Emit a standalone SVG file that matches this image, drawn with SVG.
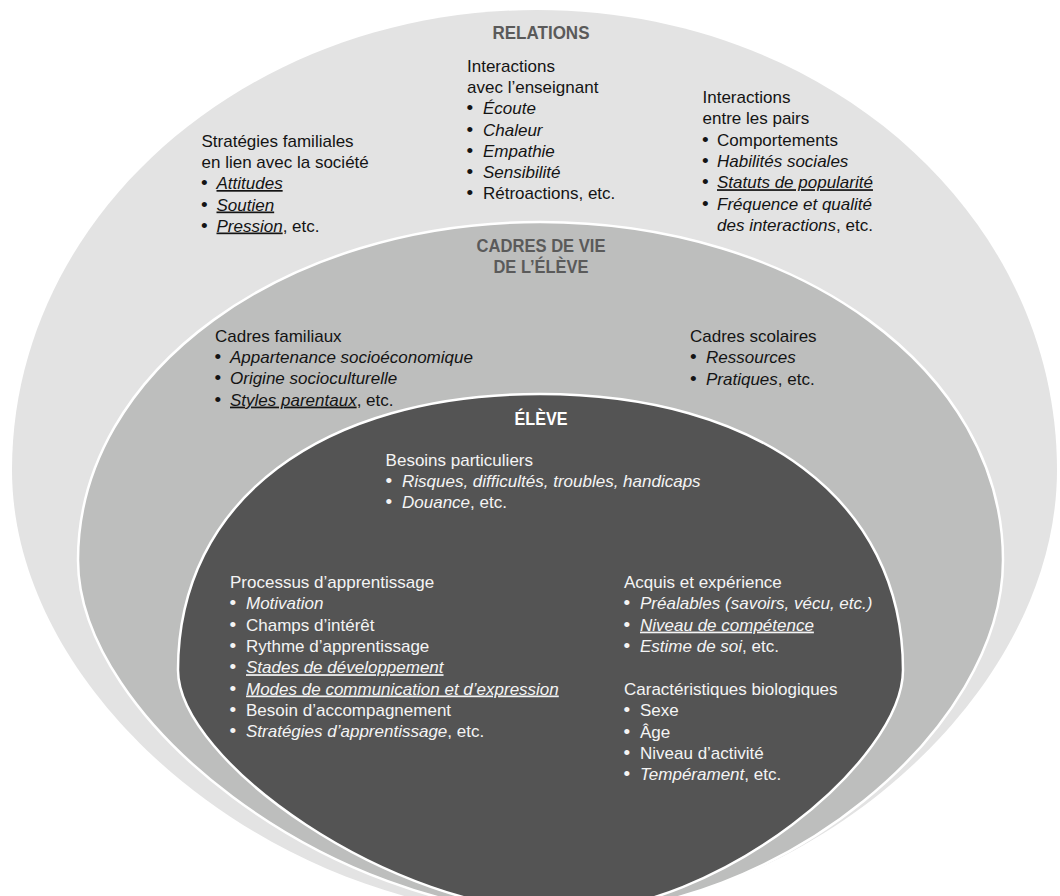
<svg xmlns="http://www.w3.org/2000/svg" width="1060" height="896" viewBox="0 0 1060 896">
<style>
.t{font-family:"Liberation Sans",Arial,sans-serif;font-size:17px;fill:#141414}
.b{font-size:19px}
.w{fill:#f4f4f4}
.i{font-style:italic}
.u{text-decoration:underline}
.h{font-family:"Liberation Sans",Arial,sans-serif;font-size:18px;font-weight:bold;fill:#5a5a5a;text-anchor:middle}
.hw{fill:#ffffff}
.outer{fill:#e3e3e3}
.mid{fill:#bdbebd;stroke:#ffffff;stroke-width:2.5}
.inner{fill:#545454;stroke:#ffffff;stroke-width:2.5}
</style>
<rect width="1060" height="896" fill="#ffffff"/>
<g id="relations">
<path class="outer" d="M537,10 C827,10 1057,216 1057,470 C1057,700 800,916 548,916 C280,916 12,700 12,470 C12,216 247,10 537,10 Z"/>
<text class="h" x="541" y="39" textLength="97" lengthAdjust="spacingAndGlyphs">RELATIONS</text>
</g>
<g id="cadres-de-vie">
<path class="mid" d="M540,222 C799,222 1003,371 1003,560 C1003,730 780,914 560,914 C330,914 78,720 78,560 C78,371 285,222 540,222 Z"/>
<text class="h" x="541" y="252" textLength="129" lengthAdjust="spacingAndGlyphs">CADRES DE VIE</text>
<text class="h" x="541" y="273" textLength="95" lengthAdjust="spacingAndGlyphs">DE L’ÉLÈVE</text>
</g>
<g id="eleve">
<path class="inner" d="M540,394 C758,394 903,500 903,670 C903,760 720,912 565,912 C390,912 178,760 178,670 C178,500 322,394 540,394 Z"/>
<text class="h hw" x="541" y="425" textLength="53" lengthAdjust="spacingAndGlyphs">ÉLÈVE</text>
</g>
<g id="strategies-familiales">
<text class="t" x="201.5" y="146.5">Stratégies familiales</text>
<text class="t" x="201.5" y="168">en lien avec la société</text>
<text class="t b" x="201" y="189">•</text><text class="t i u" x="216.5" y="189">Attitudes</text>
<text class="t b" x="201" y="210.5">•</text><text class="t i u" x="216.5" y="210.5">Soutien</text>
<text class="t b" x="201" y="231.5">•</text><text class="t" x="216.5" y="231.5"><tspan class="i u">Pression</tspan>, etc.</text>
</g>
<g id="interactions-enseignant">
<text class="t" x="467" y="72">Interactions</text>
<text class="t" x="467" y="93.2">avec l’enseignant</text>
<text class="t b" x="466.5" y="114.4">•</text><text class="t i" x="483" y="114.4">Écoute</text>
<text class="t b" x="466.5" y="135.6">•</text><text class="t i" x="483" y="135.6">Chaleur</text>
<text class="t b" x="466.5" y="156.8">•</text><text class="t i" x="483" y="156.8">Empathie</text>
<text class="t b" x="466.5" y="178">•</text><text class="t i" x="483" y="178">Sensibilité</text>
<text class="t b" x="466.5" y="199">•</text><text class="t" x="483" y="199">Rétroactions, etc.</text>
</g>
<g id="interactions-pairs">
<text class="t" x="702.5" y="103">Interactions</text>
<text class="t" x="702.5" y="124.3">entre les pairs</text>
<text class="t b" x="702" y="145.6">•</text><text class="t" x="717" y="145.6">Comportements</text>
<text class="t b" x="702" y="167">•</text><text class="t i" x="717" y="167">Habilités sociales</text>
<text class="t b" x="702" y="188.2">•</text><text class="t i u" x="717" y="188.2">Statuts de popularité</text>
<text class="t b" x="702" y="209.5">•</text><text class="t i" x="717" y="209.5">Fréquence et qualité</text>
<text class="t" x="717" y="230.8"><tspan class="i">des interactions</tspan>, etc.</text>
</g>
<g id="cadres-familiaux">
<text class="t" x="215" y="341.7">Cadres familiaux</text>
<text class="t b" x="214.5" y="363">•</text><text class="t i" x="230" y="363">Appartenance socioéconomique</text>
<text class="t b" x="214.5" y="384.3">•</text><text class="t i" x="230" y="384.3">Origine socioculturelle</text>
<text class="t b" x="214.5" y="405.6">•</text><text class="t" x="230" y="405.6"><tspan class="i u">Styles parentaux</tspan>, etc.</text>
</g>
<g id="cadres-scolaires">
<text class="t" x="690" y="341.7">Cadres scolaires</text>
<text class="t b" x="690" y="363">•</text><text class="t i" x="706" y="363">Ressources</text>
<text class="t b" x="690" y="384.5">•</text><text class="t" x="706" y="384.5"><tspan class="i">Pratiques</tspan>, etc.</text>
</g>
<g id="besoins-particuliers">
<text class="t w" x="385.6" y="465.7">Besoins particuliers</text>
<text class="t w b" x="385.5" y="487">•</text><text class="t w i" x="402" y="487">Risques, difficultés, troubles, handicaps</text>
<text class="t w b" x="385.5" y="508.3">•</text><text class="t w" x="402" y="508.3"><tspan class="i">Douance</tspan>, etc.</text>
</g>
<g id="processus-apprentissage">
<text class="t w" x="230" y="588">Processus d’apprentissage</text>
<text class="t w b" x="229.5" y="609.3">•</text><text class="t w i" x="246" y="609.3">Motivation</text>
<text class="t w b" x="229.5" y="630.6">•</text><text class="t w" x="246" y="630.6">Champs d’intérêt</text>
<text class="t w b" x="229.5" y="651.9">•</text><text class="t w" x="246" y="651.9">Rythme d’apprentissage</text>
<text class="t w b" x="229.5" y="673.2">•</text><text class="t w i u" x="246" y="673.2">Stades de développement</text>
<text class="t w b" x="229.5" y="694.5">•</text><text class="t w i u" x="246" y="694.5">Modes de communication et d’expression</text>
<text class="t w b" x="229.5" y="715.8">•</text><text class="t w" x="246" y="715.8">Besoin d’accompagnement</text>
<text class="t w b" x="229.5" y="737.1">•</text><text class="t w" x="246" y="737.1"><tspan class="i">Stratégies d’apprentissage</tspan>, etc.</text>
</g>
<g id="acquis-experience">
<text class="t w" x="624" y="588">Acquis et expérience</text>
<text class="t w b" x="623.5" y="609.3">•</text><text class="t w i" x="640" y="609.3">Préalables (savoirs, vécu, etc.)</text>
<text class="t w b" x="623.5" y="630.6">•</text><text class="t w i u" x="640" y="630.6">Niveau de compétence</text>
<text class="t w b" x="623.5" y="651.9">•</text><text class="t w" x="640" y="651.9"><tspan class="i">Estime de soi</tspan>, etc.</text>
</g>
<g id="caracteristiques-biologiques">
<text class="t w" x="624" y="695">Caractéristiques biologiques</text>
<text class="t w b" x="623.5" y="716.3">•</text><text class="t w" x="640" y="716.3">Sexe</text>
<text class="t w b" x="623.5" y="737.6">•</text><text class="t w" x="640" y="737.6">Âge</text>
<text class="t w b" x="623.5" y="758.9">•</text><text class="t w" x="640" y="758.9">Niveau d’activité</text>
<text class="t w b" x="623.5" y="780.2">•</text><text class="t w" x="640" y="780.2"><tspan class="i">Tempérament</tspan>, etc.</text>
</g>
<g id="connectors"/>
</svg>
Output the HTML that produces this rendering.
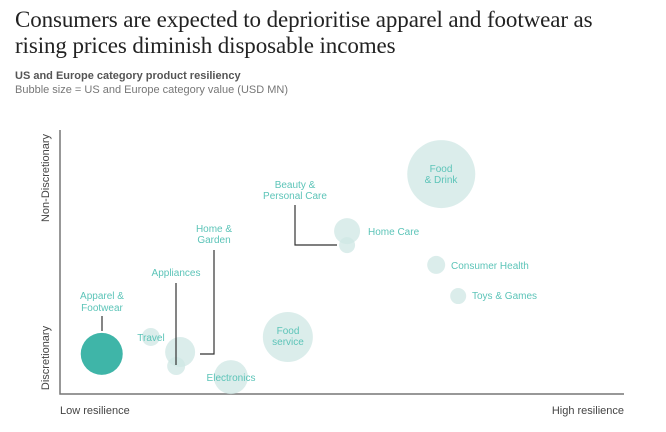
<!DOCTYPE html>
<html><head><meta charset="utf-8"><style>
body{margin:0;background:#fff;width:666px;height:432px;overflow:hidden;font-family:"Liberation Sans",sans-serif}
h1{position:absolute;left:15px;top:7px;margin:0;font:23px/26px "Liberation Serif",serif;color:#222;width:615px;letter-spacing:-0.1px}
.sub{position:absolute;left:15px;font-size:11px}
</style></head><body>
<h1>Consumers are expected to deprioritise apparel and footwear as rising prices diminish disposable incomes</h1>
<div class="sub" style="top:70px;font-weight:bold;color:#555">US and Europe category product resiliency</div>
<div class="sub" style="top:84px;color:#777">Bubble size = US and Europe category value (USD MN)</div>
<svg id="chart" width="666" height="432" style="position:absolute;left:0;top:0"></svg>
<script>
const categories=["Apparel & Footwear","Travel","Home & Garden","Appliances","Electronics","Food service","Home Care","Beauty & Personal Care","Food & Drink","Consumer Health","Toys & Games"];
const resilience=[7.4,16.1,21.3,20.6,30.3,40.4,50.9,50.9,67.6,66.7,70.6];
const discretion=[15.2,21.6,15.9,10.6,6.4,21.6,61.7,56.4,83.3,48.9,37.1];
const values=[441,81,225,81,289,625,169,64,1156,81,64];
const NS="http://www.w3.org/2000/svg",svg=document.getElementById('chart');
const X0=60,X1=624,Y0=394,Y1=130;
function xs(v){return X0+(X1-X0)*v/100}
function ys(v){return Y0-(Y0-Y1)*v/100}
function rs(v){return Math.sqrt(v)}
function el(t,a,p){const e=document.createElementNS(NS,t);for(const k in a)e.setAttribute(k,a[k]);(p||svg).appendChild(e);return e}
const ax=el('path',{d:`M${X0} ${Y1}V${Y0}H${X1}`,fill:'none',stroke:'#777','stroke-width':1.5});


function txt(s,x,y,o){const t=el('text',Object.assign({x:x,y:y,'font-size':10,fill:'#5cc4b8','text-anchor':'middle','font-family':'Liberation Sans, sans-serif'},o||{}));t.textContent=s;return t}
let t;
t=txt('Low resilience',60,414,{fill:'#444','text-anchor':'start','font-size':11});
t=txt('High resilience',624,414,{fill:'#444','text-anchor':'end','font-size':11});
t=txt('Non-Discretionary',49,178,{fill:'#444','font-size':11,transform:'rotate(-90 49 178)'});
t=txt('Discretionary',49,358,{fill:'#444','font-size':11,transform:'rotate(-90 49 358)'});
const order=values.map((v,i)=>i).sort((a,b)=>values[b]-values[a]);
order.forEach(i=>{
 const c=el('circle',{cx:xs(resilience[i]),cy:ys(discretion[i]),r:rs(values[i]),fill:i===0?'#3fb5a8':'#cfe7e4','fill-opacity':i===0?1:0.75});
 
 
});
const lines=["M102 316V331","M176 283V365","M214 250V354H200","M295 205V245H337"];
lines.forEach(d=>{const l=el('path',{d:d,fill:'none',stroke:'#333','stroke-width':1.2});});
const labs=[["Apparel &",102,299],["Footwear",102,311],["Travel",151,341],["Appliances",176,276],["Home &",214,232],["Garden",214,243],["Electronics",231,381],["Food",288,334],["service",288,345],["Beauty &",295,188],["Personal Care",295,199],["Food",441,172],["& Drink",441,183]];
labs.forEach(a=>{const l=txt(a[0],a[1],a[2]);});
[["Home Care",368,235],["Consumer Health",451,269],["Toys & Games",472,299]].forEach(a=>{const l=txt(a[0],a[1],a[2],{'text-anchor':'start'});});
</script>
</body></html>
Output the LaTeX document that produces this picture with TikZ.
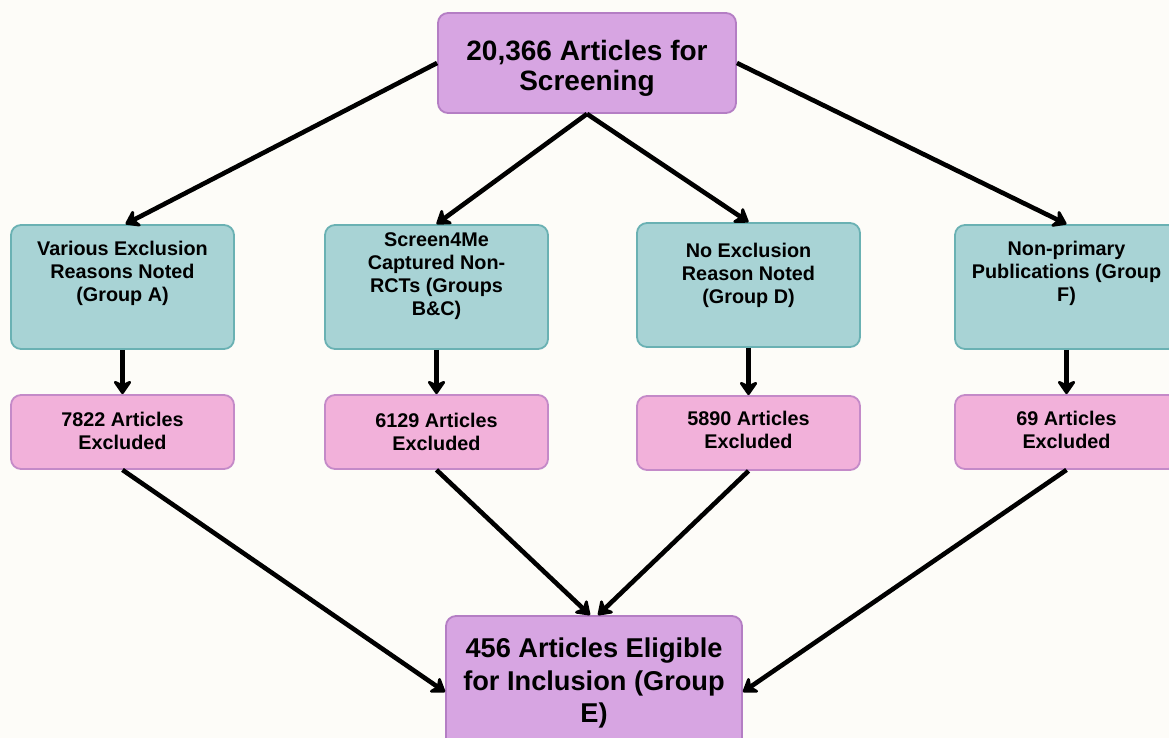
\documentclass[tikz,border=0pt]{standalone}
\usepackage{fontspec}
\setmainfont{Liberation Sans}
\usetikzlibrary{arrows.meta}
\definecolor{bgc}{HTML}{FDFCF8}
\definecolor{purfill}{HTML}{D7A5E2}
\definecolor{purline}{HTML}{B47EC4}
\definecolor{tealfill}{HTML}{A8D3D5}
\definecolor{tealline}{HTML}{6AB1B3}
\definecolor{pinkfill}{HTML}{F2B1DA}
\definecolor{pinkline}{HTML}{C48AC8}
\tikzset{
  box/.style={draw, line width=1.8pt, rounded corners=10pt, inner sep=0pt},
  purbox/.style={box, fill=purfill, draw=purline},
  tealbox/.style={box, fill=tealfill, draw=tealline, minimum width=223pt, minimum height=124pt},
  pinkbox/.style={box, fill=pinkfill, draw=pinkline, minimum width=223pt, minimum height=74pt},
  txt/.style={align=center, inner sep=0pt, font=\bfseries},
  smalltxt/.style={txt, font=\fontsize{19.8}{23}\selectfont\bfseries},
  bigtxt/.style={txt, font=\fontsize{28}{30}\selectfont\bfseries},
  bottxt/.style={txt, font=\fontsize{27.2}{32.5}\selectfont\bfseries},
  arr/.style={line width=4.6pt, -{Stealth[width=22pt,length=16pt,inset=5pt,round]}},
}
\begin{document}
\begin{tikzpicture}[x=1pt,y=-1pt]
\fill[bgc] (0,0) rectangle (1169,738);
\useasboundingbox (0,0) rectangle (1169,738);

% top
\node[purbox, minimum width=298pt, minimum height=100pt] (top) at (587,63) {};
\node[bigtxt] (topt) at (587,68) {20,366 Articles for\\Screening};

% teal boxes
\node[tealbox] (a) at (122.5,287) {};
\node[smalltxt] (at) at (122.5,273.5) {Various Exclusion\\Reasons Noted\\(Group A)};
\node[tealbox] (b) at (436.5,287) {};
\node[smalltxt] (bt) at (436.5,276.5) {Screen4Me\\Captured Non-\\RCTs (Groups\\B\&C)};
\node[tealbox] (d) at (748.5,285) {};
\node[smalltxt] (dt) at (748.5,275) {No Exclusion\\Reason Noted\\(Group D)};
\node[tealbox] (f) at (1066.5,287) {};
\node[smalltxt] (ft) at (1066.5,273) {Non-primary\\Publications (Group\\F)};

% pink boxes
\node[pinkbox] (pa) at (122.5,432) {};
\node[smalltxt] (pat) at (122.5,431) {7822 Articles\\Excluded};
\node[pinkbox] (pb) at (436.5,432) {};
\node[smalltxt] (pbt) at (436.5,432) {6129 Articles\\Excluded};
\node[pinkbox] (pd) at (748.5,433) {};
\node[smalltxt] (pdt) at (748.5,430) {5890 Articles\\Excluded};
\node[pinkbox] (pf) at (1066.5,432) {};
\node[smalltxt] (pft) at (1066.5,430) {69 Articles\\Excluded};

% bottom
\node[purbox, minimum width=296pt, minimum height=140pt] (e) at (594,686) {};
\node[bottxt] (et) at (594,683) {456 Articles Eligible\\for Inclusion (Group\\E)};

% arrows
\draw[arr] (top.west) -- ([xshift=3pt]a.north);
\draw[arr] (top.south) -- (b.north);
\draw[arr] (top.south) -- (d.north);
\draw[arr] (top.east) -- (f.north);
\draw[arr] (a.south) -- (pa.north);
\draw[arr] (b.south) -- (pb.north);
\draw[arr] (d.south) -- (pd.north);
\draw[arr] (f.south) -- (pf.north);
\draw[arr] (pa.south) -- ([yshift=-6pt]e.west);
\draw[arr] (pb.south) -- ([xshift=-4pt]e.north);
\draw[arr] (pd.south) -- ([xshift=4pt]e.north);
\draw[arr] (pf.south) -- ([yshift=-6pt]e.east);
\end{tikzpicture}
\end{document}
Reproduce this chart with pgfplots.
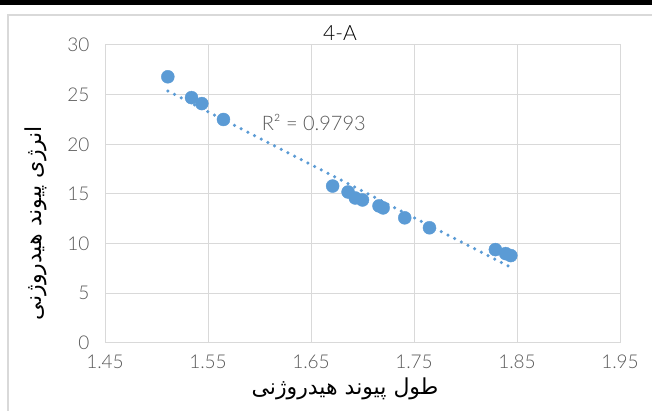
\documentclass[border=0pt]{standalone}
\usepackage{pgfplots}
\usepackage{pgfplotstable}
\pgfplotsset{compat=1.18}
\usepackage{fontspec}
\setmainfont{Lato Light}
\newfontfamily\arabicfont[Script=Arabic]{DejaVu Sans}
\TeXXeTstate=1
\definecolor{ptblue}{HTML}{5B9BD5}
\definecolor{gridgray}{HTML}{D9D9D9}
\definecolor{textgray}{HTML}{595959}
\pgfplotstableread{
x y
1.511 26.8
1.534 24.7
1.544 24.1
1.565 22.5
1.671 15.8
1.686 15.2
1.693 14.6
1.700 14.4
1.716 13.8
1.720 13.6
1.741 12.6
1.765 11.6
1.829 9.4
1.839 9.0
1.844 8.8
}\datatable
\begin{document}
\begin{tikzpicture}[x=1pt,y=1pt]
\useasboundingbox (0,0) rectangle (652,411);
\fill[black] (0,406) rectangle (652,411);
\draw[gridgray, line width=1.2pt] (8,0) -- (8,396) -- (652,396);
\begin{axis}[
  at={(105pt,68pt)}, anchor=south west,
  scale only axis, width=515pt, height=298pt,
  xmin=1.45, xmax=1.95, ymin=0, ymax=30,
  xtick={1.45,1.55,1.65,1.75,1.85,1.95},
  ytick={0,5,10,15,20,25,30},
  grid=major,
  grid style={gridgray, line width=1pt},
  axis line style={gridgray, line width=1pt},
  major tick length=0pt,
  /pgf/number format/assume math mode=true,
  tick label style={font=\fontsize{19}{19}\selectfont, color=textgray},
  xticklabel style={/pgf/number format/fixed, /pgf/number format/precision=2, /pgf/number format/fixed zerofill, yshift=-8pt},
  yticklabel style={xshift=-12pt},
  clip=false,
]
\addplot[only marks, mark=*, mark size=6.5pt, color=ptblue] table {\datatable};
\addplot[no marks, ptblue, line width=3.5pt, line cap=round, dash pattern=on 0pt off 7.5pt] table[x=x, y={create col/linear regression={y=y}}] {\datatable};
\node[anchor=west, font=\fontsize{20}{20}\selectfont, text=textgray, inner sep=0pt] at (axis cs:1.602,22.2) {R² = 0.9793};
\end{axis}
\node[font=\fontsize{21}{21}\selectfont, text=black] at (340,378) {4-A};
\node[font=\arabicfont\fontsize{22}{22}\selectfont] at (345,22) {\beginR طول پیوند هیدروژنی\endR};
\node[font=\arabicfont\fontsize{22}{22}\selectfont, rotate=90] at (36,188) {\beginR انرژی پیوند هیدروژنی\endR};
\end{tikzpicture}
\end{document}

:: Goal of the exercise ::
Report how many lines of the records above contain the word "this", giving only the number.

:: Answer to the exercise ::
4